The Hunger Games: Music to die for
“The Hunger Games” books have already proven to have a remarkably wide appeal, ensnaring adults and children alike in its gripping, heart wrenching plot. As evidenced by the release of the movie’s soundtrack on March 20, the series has also captured the imaginations of a number of today’s most popular musicians-and has them crossing musical boundaries.
The soundtrack is titled “The Hunger Games: Songs from District 12 and Beyond” and consists of 16 original songs inspired by the series, written by a diverse group of artists including Taylor Swift, Maroon 5, Arcade Fire, the Decembrists, and Kid Cudi. The songs demonstrate a wide variety of moods encapsulating the emotions of the tributes from different districts.
“Safe & Sound” by Taylor Swift and The Civil Wars
Taylor Swift also forsakes her girly, bubbly sound for more somber tones in her “Hunger Games” cut. Released in December, three months before the rest of the album, “Safe & Sound” has rightfully become the iconic “Hunger Games” song. The chilling tune perfectly captures the essentially dark themes and essence of the “Hunger Games Trilogy.”
“Abraham’s Daughter” by Arcade Fire
Although Arcade Fire definitely stays within the boundaries of their indie rock genre, the song is notably edgier and darker than anything the band has produced to date. Touching on themes of unwilling sacrifice and subservience, “Abraham’s Daughter” also expertly captures the mood of the Hunger Games Trilogy’s opening book, which is perhaps the reason why this song was chosen to play at the end of the movie.

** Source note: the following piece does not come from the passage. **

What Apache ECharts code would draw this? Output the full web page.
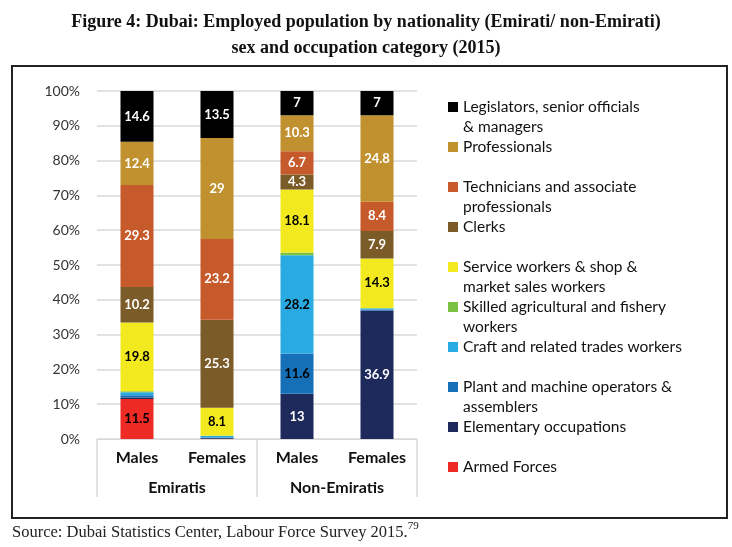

“Come Away to the Water” by Maroon 5, feat. Rozzi Crane
Known for their catchy and typically up-beat pop-rock music, if it wasn’t for Adam Levine’s unmistakable voice, listeners might not even recognize “Come Away to the Water” as a Maroon 5 song. Featuring Rozzi Crane, the track is moody and forlorn, and can probably be best categorized as a contemporary folk song- a striking difference from Maroon 5’s most recent hit single “Moves Like Jagger.”